Question

You are trying to establish the IgG response from a recently vaccinated individual, where it will be important to know how much IgG they have both before and after the vaccination. You start with two samples of 8 mL of blood, one from before vaccination and one after. You use an affinity chromatography technique to remove just the IgG (ε = 1.35 g-1L cm-1). You end with a 2 mL sample of each. The pre-vaccinated sample has an A280 reading of 0.85, and the post-vaccinated sample has an A280 reading of 0.202 with a 10-fold dilution (both with a 1 cm path length).

a) How many micrograms of IgG were in each of the original blood samples?

b) What fold change in IgG amounts was seen after vaccination?

Answer 1

Ans. Beer-Lambert’s Law, A = e C l             - equation 1,               where,

                                                A = Absorbance

                                                e = molar absorptivity at specified wavelength

                                                l = path length (in cm)
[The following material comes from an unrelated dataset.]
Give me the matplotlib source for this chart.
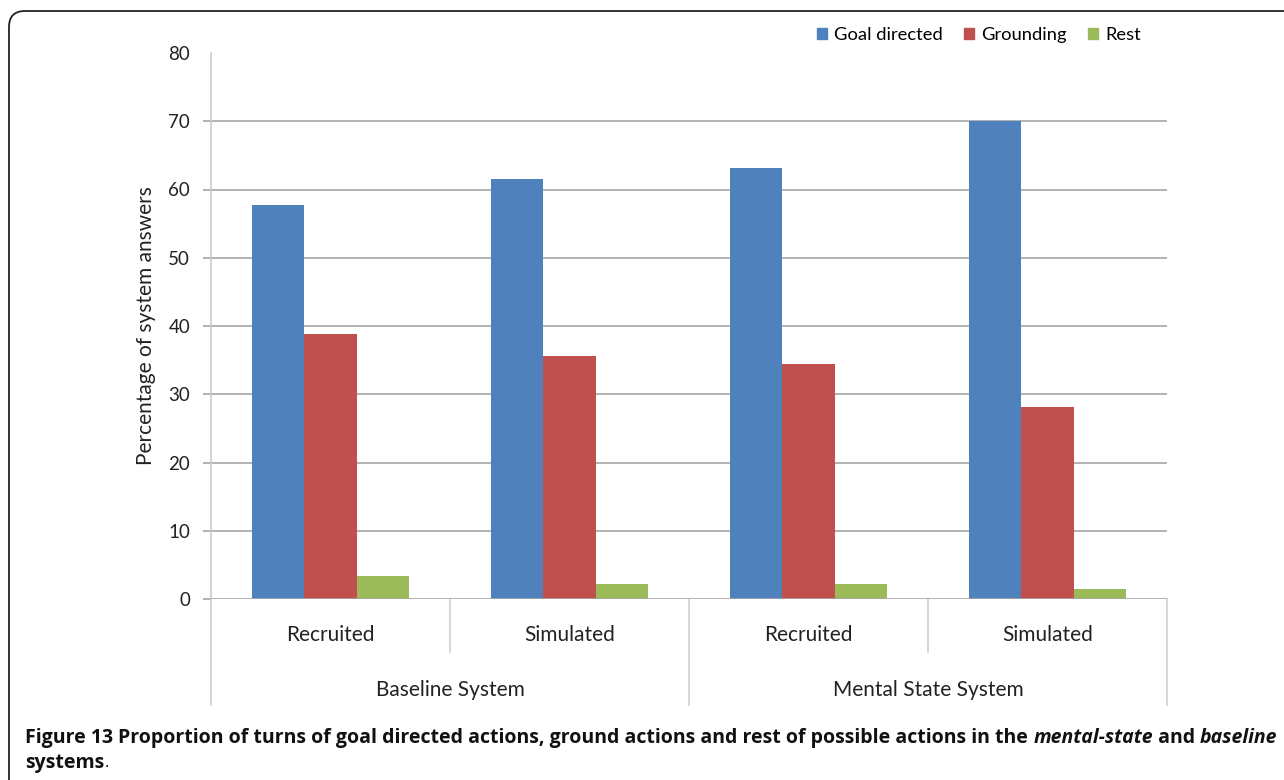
import numpy as np
import matplotlib.pyplot as plt
from matplotlib.patches import Patch, FancyBboxPatch
import matplotlib.transforms as mtransforms

# data
groups = ['Baseline System', 'Mental State System']
conditions = ['Recruited', 'Simulated', 'Recruited', 'Simulated']
series = ['Goal directed', 'Grounding', 'Rest']
goal_directed = [57.7, 61.6, 63.2, 70.1]
grounding = [38.8, 35.6, 34.4, 28.1]
rest = [3.3, 2.2, 2.2, 1.4]
yticks = [0, 10, 20, 30, 40, 50, 60, 70, 80]

colors = ['#4F81BD', '#C0504D', '#9BBB59']
grid_col = '#a6a6a6'
font = 'Lato'

W, H = 1284, 780
fig = plt.figure(figsize=(W / 100, H / 100), dpi=100)
fig.patch.set_facecolor('white')

# frame round the figure panel (rounded top-left corner)
frame = FancyBboxPatch((0.09, -1.0), 14.0, 7.69 + 1.0,
                       boxstyle='round,pad=0,rounding_size=0.16',
                       transform=fig.dpi_scale_trans, fill=False,
                       edgecolor='#222222', linewidth=1.3)
fig.patches.append(frame)

ax_l, ax_r, ax_t, ax_b = 211, 1167, 53, 599
ax = fig.add_axes([ax_l / W, (H - ax_b) / H, (ax_r - ax_l) / W, (ax_b - ax_t) / H])

x = np.arange(len(conditions))
w = 0.22
for i, vals in enumerate([goal_directed, grounding, rest]):
    ax.bar(x + (i - 1) * w, vals, w, color=colors[i], edgecolor='none', zorder=3)

ax.set_xlim(-0.5, len(conditions) - 0.5)
ax.set_ylim(0, 80)
ax.set_yticks(yticks)
ax.set_yticklabels([str(t) for t in yticks], fontfamily=font, fontsize=13.5, color='#222222')
for t in yticks[1:-1]:
    ax.axhline(t, color=grid_col, linewidth=1.2, zorder=1)
ax.axhline(0, color=grid_col, linewidth=1.2, zorder=4)
ax.tick_params(axis='y', length=6, width=1.2, color=grid_col, pad=9)
ax.yaxis.get_major_ticks()[-1].tick1line.set_visible(False)
ax.set_xticks([])
for s in ['top', 'right', 'bottom']:
    ax.spines[s].set_visible(False)
ax.spines['left'].set_color('#cccccc')
ax.spines['left'].set_linewidth(1.2)
ax.set_ylabel('Percentage of system answers', fontfamily=font, fontsize=15,
              color='#222222', labelpad=9)

# two-level category axis drawn under the plot
trans = mtransforms.blended_transform_factory(ax.transData, ax.transAxes)
ah = ax_b - ax_t
for i, c in enumerate(conditions):
    ax.text(x[i], -36 / ah, c, transform=trans, ha='center', va='center',
            fontfamily=font, fontsize=15, color='#222222')
for g, name in enumerate(groups):
    ax.text(2 * g + 0.5, -91 / ah, name, transform=trans, ha='center', va='center',
            fontfamily=font, fontsize=15, color='#222222')
for b in np.arange(-0.5, len(conditions), 1.0):
    depth = 106 if (b + 0.5) % 2 == 0 else 53
    ax.plot([b, b], [0, -depth / ah], transform=trans, color='#d0d0d0',
            linewidth=1.2, clip_on=False)

# legend
handles = [Patch(color=colors[i], label=series[i]) for i in range(3)]
fig.legend(handles=handles, loc='center', bbox_to_anchor=(979 / W, 1 - 35 / H),
           ncol=3, frameon=False, handlelength=0.55, handleheight=0.55,
           handletextpad=0.4, columnspacing=1.15,
           prop={'family': font, 'size': 13.2})

# caption with mixed bold / italic runs
cap_font = 'Open Sans'
cap_size = 14.0
fig.canvas.draw()
renderer = fig.canvas.get_renderer()
line1 = [('Figure 13 ', 'bold', 'normal'),
         ('Proportion of turns of goal directed actions, ground actions and rest of possible actions in the ', 'bold', 'normal'),
         ('mental-state', 'bold', 'italic'),
         (' and ', 'bold', 'normal'),
         ('baseline', 'bold', 'italic')]
xpos = 25
for txt, wt, st in line1:
    t = fig.text(xpos / W, 1 - 738 / H, txt, fontfamily=cap_font, fontsize=cap_size,
                 fontweight=wt, fontstyle=st, va='center', ha='left', color='#111111')
    xpos += t.get_window_extent(renderer).width
t = fig.text(25 / W, 1 - 763 / H, 'systems', fontfamily=cap_font, fontsize=cap_size,
             fontweight='bold', va='center', ha='left', color='#111111')
xend = 25 + t.get_window_extent(renderer).width
fig.text(xend / W, 1 - 763 / H, '.', fontfamily=cap_font, fontsize=cap_size - 2,
         va='center', ha='left', color='#111111')

fig.savefig('out.png', dpi=100)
                                                C = Molar concentration of the solute

Given,

            e = 1.35 g^-1L cm^-1 = 1350 mg^-1L cm^-1      ; [1 g = 1000 mg]
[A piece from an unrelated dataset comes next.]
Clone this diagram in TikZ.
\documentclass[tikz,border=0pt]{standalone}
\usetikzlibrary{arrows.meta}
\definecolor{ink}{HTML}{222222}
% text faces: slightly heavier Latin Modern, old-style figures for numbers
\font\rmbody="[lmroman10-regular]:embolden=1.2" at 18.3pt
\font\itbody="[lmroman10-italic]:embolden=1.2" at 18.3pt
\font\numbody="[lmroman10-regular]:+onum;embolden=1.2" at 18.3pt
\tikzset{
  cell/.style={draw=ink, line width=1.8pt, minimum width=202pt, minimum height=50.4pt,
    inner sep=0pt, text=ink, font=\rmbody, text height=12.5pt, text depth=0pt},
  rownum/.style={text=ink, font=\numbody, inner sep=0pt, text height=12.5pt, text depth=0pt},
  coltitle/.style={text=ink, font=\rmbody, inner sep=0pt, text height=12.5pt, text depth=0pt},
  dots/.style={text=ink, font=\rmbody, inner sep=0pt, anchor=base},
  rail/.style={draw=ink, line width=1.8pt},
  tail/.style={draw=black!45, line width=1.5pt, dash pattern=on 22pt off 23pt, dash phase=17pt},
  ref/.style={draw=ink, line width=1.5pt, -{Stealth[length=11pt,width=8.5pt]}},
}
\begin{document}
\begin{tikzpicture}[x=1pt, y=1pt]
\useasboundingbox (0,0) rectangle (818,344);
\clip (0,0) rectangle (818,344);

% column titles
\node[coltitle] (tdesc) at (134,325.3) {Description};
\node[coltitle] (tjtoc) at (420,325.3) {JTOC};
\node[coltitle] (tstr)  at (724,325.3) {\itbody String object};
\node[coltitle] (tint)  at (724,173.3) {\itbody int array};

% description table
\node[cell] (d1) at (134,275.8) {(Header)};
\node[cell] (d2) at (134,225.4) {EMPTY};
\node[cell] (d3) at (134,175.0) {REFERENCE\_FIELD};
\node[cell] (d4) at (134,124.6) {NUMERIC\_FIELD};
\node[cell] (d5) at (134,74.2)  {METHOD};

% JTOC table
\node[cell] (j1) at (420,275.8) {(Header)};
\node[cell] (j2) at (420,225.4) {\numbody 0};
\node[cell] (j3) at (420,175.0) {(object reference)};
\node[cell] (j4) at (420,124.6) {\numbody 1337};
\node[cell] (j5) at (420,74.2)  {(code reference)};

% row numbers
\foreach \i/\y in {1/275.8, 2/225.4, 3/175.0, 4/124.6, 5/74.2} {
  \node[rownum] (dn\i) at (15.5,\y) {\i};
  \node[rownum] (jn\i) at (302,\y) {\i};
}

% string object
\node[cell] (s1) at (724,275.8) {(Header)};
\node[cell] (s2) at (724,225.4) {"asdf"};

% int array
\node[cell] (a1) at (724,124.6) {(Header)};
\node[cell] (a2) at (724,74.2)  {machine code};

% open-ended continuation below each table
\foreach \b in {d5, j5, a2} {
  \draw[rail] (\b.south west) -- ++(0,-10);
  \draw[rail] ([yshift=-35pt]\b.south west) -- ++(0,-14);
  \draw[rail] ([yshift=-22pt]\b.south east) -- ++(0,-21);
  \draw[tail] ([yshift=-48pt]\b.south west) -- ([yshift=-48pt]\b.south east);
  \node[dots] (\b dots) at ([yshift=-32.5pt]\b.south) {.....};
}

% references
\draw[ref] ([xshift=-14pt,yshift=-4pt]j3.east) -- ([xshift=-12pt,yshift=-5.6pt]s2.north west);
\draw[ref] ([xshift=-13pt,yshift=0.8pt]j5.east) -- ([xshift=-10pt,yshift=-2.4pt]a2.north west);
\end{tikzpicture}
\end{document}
            A (before vaccination) = 0.85

            A (After vaccination, 10-times diluted sample) = 0.202

Part A: 1. [IgG] Before vaccination,

Putting the values in equation 1-

            0.85 = (1350 mg^-1L cm^-1) x [IgG] x 1 cm               ; [C = [IgG]]

            Or, [IgG] = 0.85 / (1350 mg^-1L) = 6.296 x 10^-4 mg/L

So, [IgG] before vaccination = 6.296 x 10^‑4 mg/L

Amount of IgG in 8.0 mL (= 0.008 L) blood sample = [IgG] x volume of blood in L

                                                                        = (6.296 x 10^‑4 mg/L) x (0.008 L)

                                                                        = 5.036 x 10^-6 mg

                                                                        = 5.037 ng                   ; [1 mg = 10⁶ ng]

Part A: 2. [IgG] After vaccination,

Putting the values in equation 1-

            0.202 = (1350 mg^-1L cm^-1) x [IgG] x 1 cm             ; [C = [IgG]]

            Or, [IgG] = 0.202 / (1350 mg^-1L) = 1.496 x 10^-4 mg/L

Since, this solution is 10 times diluted (1:10 dilution), total [IgG] = (1.496 x 10^-4 mg/L) / dilution factor

                                                                        = (1.496 x 10^-4 mg/L) / (1:10)

                                                                        = 1.496 x 10^-3 mg/L

So, [IgG] after vaccination = 1.496 x 10^-3 mg/L

Amount of IgG in 8.0 mL (= 0.008 L) blood sample = [IgG] x volume of blood

                                                                        = (1.496 x 10^-3 mg/L) x (0.008 L)

                                                                        =1.197 x 10^-5 mg

                                                                        = 11.97 ng

Part B: Number of times increase in [IgG] after vaccination =

[IgG] after vaccination / [IgG] before vaccination

= 11.97 ng / 5.037 ng

= 2.37 times

Thus, vaccination results a 2.37 fold increase in IgG amount in the given sample of blood.